▸ Exercise goal
In the entries below, find every line with "this" and copy it.

▸ Extracted records
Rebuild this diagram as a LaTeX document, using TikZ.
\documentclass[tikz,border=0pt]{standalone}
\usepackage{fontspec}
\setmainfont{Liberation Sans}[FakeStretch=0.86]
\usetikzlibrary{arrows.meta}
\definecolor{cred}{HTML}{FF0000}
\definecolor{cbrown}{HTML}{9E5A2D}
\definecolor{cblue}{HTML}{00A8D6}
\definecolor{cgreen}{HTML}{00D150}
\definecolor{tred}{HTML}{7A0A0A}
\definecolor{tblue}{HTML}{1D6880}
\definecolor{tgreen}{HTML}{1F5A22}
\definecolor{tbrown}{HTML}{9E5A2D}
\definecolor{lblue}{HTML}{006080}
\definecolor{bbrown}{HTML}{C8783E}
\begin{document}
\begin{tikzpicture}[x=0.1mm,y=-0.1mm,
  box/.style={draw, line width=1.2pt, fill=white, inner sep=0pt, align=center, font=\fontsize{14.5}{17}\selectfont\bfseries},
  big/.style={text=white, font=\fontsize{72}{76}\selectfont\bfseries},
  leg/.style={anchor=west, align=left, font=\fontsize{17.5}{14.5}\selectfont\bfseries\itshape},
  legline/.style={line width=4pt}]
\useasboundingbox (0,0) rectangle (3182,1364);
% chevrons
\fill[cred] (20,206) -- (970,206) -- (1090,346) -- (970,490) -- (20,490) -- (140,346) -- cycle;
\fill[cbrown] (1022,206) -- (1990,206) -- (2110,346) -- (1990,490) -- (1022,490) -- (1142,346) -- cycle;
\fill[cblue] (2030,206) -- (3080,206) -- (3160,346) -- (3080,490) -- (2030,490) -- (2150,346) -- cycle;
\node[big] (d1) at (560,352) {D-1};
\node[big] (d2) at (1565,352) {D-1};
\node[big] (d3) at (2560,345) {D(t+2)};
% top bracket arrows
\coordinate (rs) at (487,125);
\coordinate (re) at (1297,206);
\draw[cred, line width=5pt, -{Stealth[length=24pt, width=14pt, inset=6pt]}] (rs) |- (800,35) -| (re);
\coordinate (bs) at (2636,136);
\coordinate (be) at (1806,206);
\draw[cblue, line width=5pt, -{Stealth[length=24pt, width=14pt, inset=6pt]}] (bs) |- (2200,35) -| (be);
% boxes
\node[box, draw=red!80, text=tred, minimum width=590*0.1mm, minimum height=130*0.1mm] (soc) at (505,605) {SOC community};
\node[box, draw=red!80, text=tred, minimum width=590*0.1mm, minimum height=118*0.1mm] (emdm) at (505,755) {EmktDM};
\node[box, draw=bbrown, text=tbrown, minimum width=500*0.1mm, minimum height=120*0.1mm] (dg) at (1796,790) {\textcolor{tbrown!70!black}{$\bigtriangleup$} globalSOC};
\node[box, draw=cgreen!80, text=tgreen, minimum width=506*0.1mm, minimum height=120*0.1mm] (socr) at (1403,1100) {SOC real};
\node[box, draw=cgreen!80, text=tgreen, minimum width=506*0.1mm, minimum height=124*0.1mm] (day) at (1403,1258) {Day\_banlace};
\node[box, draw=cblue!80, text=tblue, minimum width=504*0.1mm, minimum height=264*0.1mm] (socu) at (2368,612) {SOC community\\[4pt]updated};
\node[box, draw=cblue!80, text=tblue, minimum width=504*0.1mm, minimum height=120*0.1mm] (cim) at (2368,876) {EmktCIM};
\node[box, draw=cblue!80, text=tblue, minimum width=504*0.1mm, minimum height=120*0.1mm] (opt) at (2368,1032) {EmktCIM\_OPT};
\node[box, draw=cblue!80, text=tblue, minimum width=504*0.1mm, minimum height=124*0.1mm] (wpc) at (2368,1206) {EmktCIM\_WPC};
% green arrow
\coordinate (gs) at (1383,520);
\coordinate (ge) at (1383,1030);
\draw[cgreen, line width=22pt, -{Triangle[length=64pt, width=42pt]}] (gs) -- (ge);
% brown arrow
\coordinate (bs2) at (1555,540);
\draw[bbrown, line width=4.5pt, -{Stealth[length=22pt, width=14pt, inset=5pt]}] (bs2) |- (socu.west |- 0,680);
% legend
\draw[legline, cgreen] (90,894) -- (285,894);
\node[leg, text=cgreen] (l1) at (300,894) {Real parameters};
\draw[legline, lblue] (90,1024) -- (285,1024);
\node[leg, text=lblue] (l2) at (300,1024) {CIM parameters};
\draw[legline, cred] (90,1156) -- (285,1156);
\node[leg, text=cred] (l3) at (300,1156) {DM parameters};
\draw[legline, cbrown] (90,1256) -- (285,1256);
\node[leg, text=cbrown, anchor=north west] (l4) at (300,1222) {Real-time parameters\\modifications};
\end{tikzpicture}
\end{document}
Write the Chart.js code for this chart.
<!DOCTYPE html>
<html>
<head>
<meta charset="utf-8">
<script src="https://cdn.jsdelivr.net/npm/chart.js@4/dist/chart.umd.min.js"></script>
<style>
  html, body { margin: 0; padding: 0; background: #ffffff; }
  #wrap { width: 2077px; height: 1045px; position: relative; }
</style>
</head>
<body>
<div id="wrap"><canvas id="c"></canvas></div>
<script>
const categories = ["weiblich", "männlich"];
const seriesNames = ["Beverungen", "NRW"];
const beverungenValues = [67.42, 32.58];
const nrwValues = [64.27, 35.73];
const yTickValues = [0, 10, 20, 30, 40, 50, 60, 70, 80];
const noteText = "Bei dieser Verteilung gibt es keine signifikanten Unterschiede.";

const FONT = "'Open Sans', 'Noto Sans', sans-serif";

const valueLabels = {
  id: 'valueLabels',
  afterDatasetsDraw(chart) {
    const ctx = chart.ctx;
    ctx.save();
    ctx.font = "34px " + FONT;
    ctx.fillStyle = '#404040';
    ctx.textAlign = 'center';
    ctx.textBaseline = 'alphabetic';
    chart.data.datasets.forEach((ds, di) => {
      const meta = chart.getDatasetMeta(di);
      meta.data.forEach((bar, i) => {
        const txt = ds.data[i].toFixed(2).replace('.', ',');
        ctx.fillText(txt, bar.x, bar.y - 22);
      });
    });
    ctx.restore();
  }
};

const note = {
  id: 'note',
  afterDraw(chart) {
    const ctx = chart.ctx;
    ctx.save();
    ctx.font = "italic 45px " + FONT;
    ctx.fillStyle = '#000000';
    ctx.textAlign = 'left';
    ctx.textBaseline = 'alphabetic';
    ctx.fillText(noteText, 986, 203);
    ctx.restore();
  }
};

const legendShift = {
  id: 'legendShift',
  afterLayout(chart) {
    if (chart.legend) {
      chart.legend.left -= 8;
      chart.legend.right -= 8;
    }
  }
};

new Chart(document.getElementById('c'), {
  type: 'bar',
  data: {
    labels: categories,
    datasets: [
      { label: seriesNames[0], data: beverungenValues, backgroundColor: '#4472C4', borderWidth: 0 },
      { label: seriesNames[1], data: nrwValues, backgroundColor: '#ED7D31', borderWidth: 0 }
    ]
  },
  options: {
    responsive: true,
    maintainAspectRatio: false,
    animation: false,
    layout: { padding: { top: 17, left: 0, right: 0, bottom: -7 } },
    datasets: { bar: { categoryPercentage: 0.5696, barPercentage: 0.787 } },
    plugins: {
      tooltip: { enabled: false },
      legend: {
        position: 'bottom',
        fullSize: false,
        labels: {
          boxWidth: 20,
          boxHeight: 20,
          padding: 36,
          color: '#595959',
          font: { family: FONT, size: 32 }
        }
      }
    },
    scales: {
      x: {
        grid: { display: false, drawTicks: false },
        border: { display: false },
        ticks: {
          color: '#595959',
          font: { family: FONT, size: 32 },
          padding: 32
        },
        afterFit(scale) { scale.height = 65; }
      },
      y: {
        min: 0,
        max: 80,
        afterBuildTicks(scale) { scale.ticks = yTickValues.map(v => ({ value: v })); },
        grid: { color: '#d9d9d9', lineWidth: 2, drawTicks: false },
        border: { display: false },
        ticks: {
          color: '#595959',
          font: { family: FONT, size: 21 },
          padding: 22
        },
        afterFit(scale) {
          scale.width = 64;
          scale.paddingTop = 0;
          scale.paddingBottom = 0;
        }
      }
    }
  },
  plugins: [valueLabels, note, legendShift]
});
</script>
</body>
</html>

▸ Exercise result
Rebuild this diagram as a LaTeX document, using TikZ.
Write the Chart.js code for this chart.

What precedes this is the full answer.